In 1913 Dr. Sladen came to Detroit to serve as the Chief of Medical Service for the Detroit General Hospital. Henry Ford took over the finances in 1914 and committed himself to completing the civic project. He first selected Dr. Frank J. Sladen as the Physician-In-Chief and Dr. Roy McClure in 1916 as the Surgeon-In-Chief to head the new hospital. He modeled the institution after the closed practice system of Johns Hopkins and created a unique modern hospital with a nationally recognized staff of medical specialists. His vision for Henry Ford Hospital was one of community service in order to assist the growing population of the City of Detroit. It was Dr. Sladen who facilitated this work by providing key leadership as an instrument for change in the areas of social service and medical education.

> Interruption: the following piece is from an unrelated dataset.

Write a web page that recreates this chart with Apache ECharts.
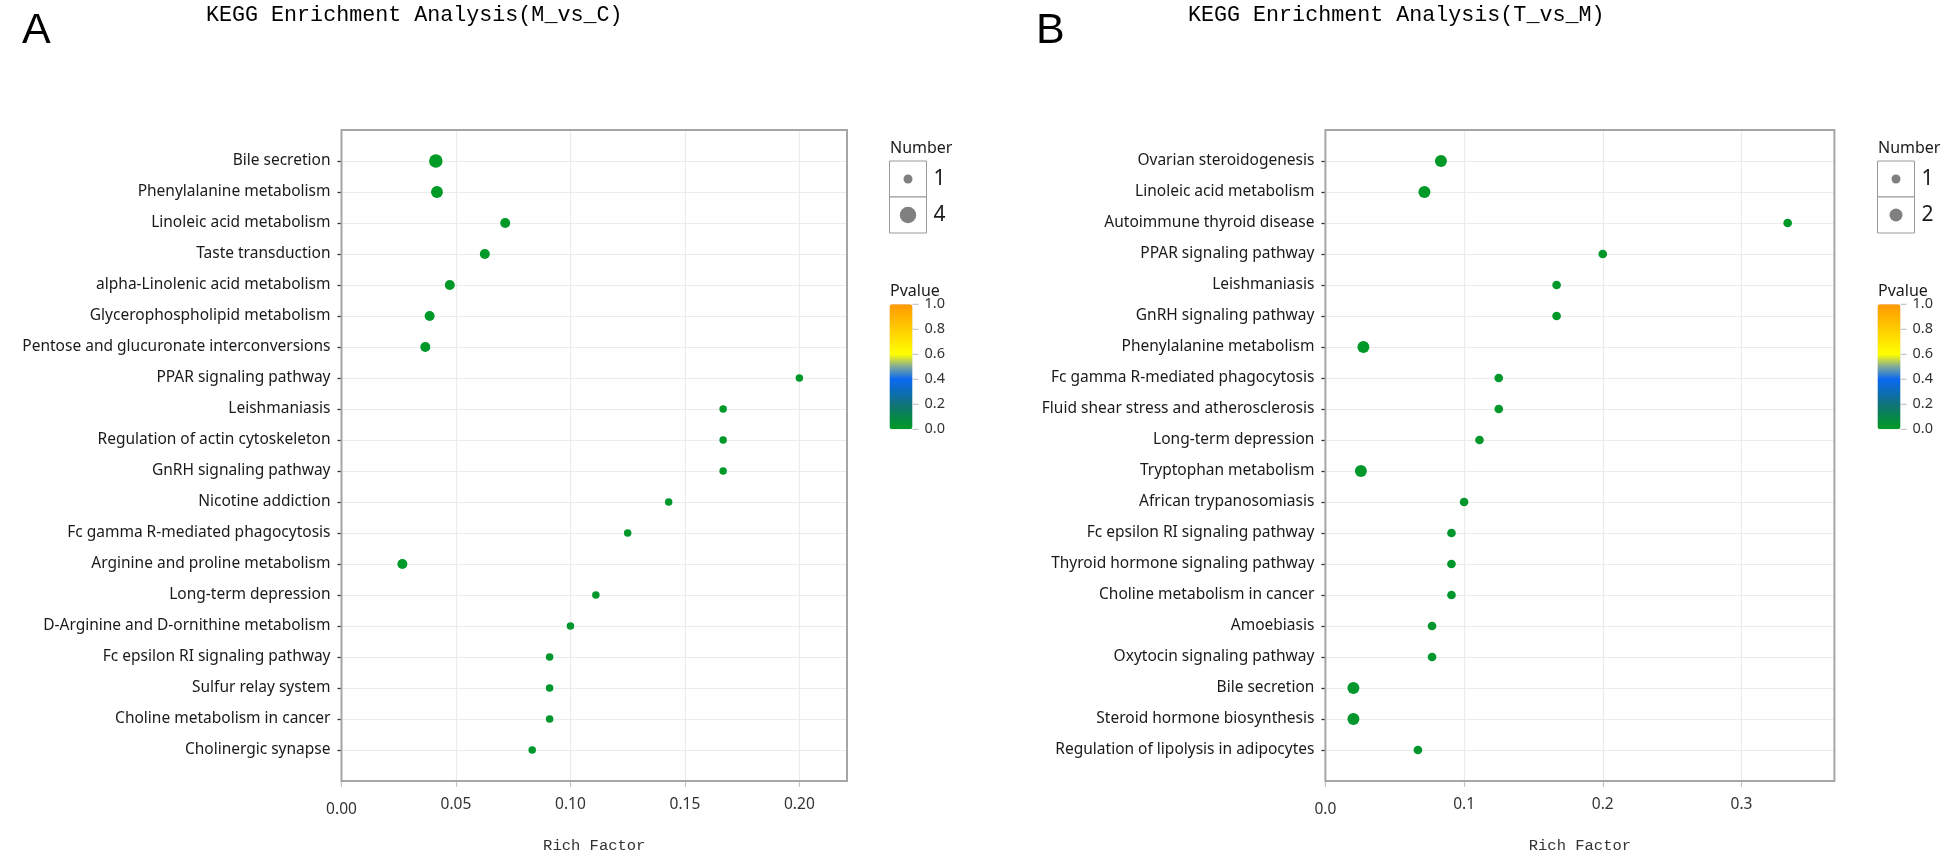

Among his many achievements at Henry Ford Hospital were his work with the architect Albert Wood on the original hospital design, the formation of the Clara Ford Nurses School in 1925, and his years as a leading physician until his retirement in 1952. He was then named a medical consultant and continued to practice medicine at the hospital until 1971.
Dr. Sladen played an important role on numerous Henry Ford Hospital committees which are reflected today in the system. This included work on the Board of Trustees, the building committee, and the planning committee responsible for the construction of the 1954 Clinic building. His later research included work on aging and in chronic rheumatic diseases. Dr. Sladen had a firm belief in the integration of prayer and medicine as a means to heal the whole person and was recognized for this work by the National Council of Churches in 1959. He also had the honor in 1947 of dedicating the Physician's window in the National Cathedral in Washington, D.C.
After his death, the Henry Ford Hospital library was renamed the Dr. Frank J. Sladen Medical Library. Dr. Sladen was a prolific antiquarian book collector, a library committee member of the Wayne County Medical Society and was responsible for the 1915 founding of the Henry Ford Hospital library. A noted medical historian, Dr. Sladen's own manuscript collection is now preserved in the Henry Ford Health Archives.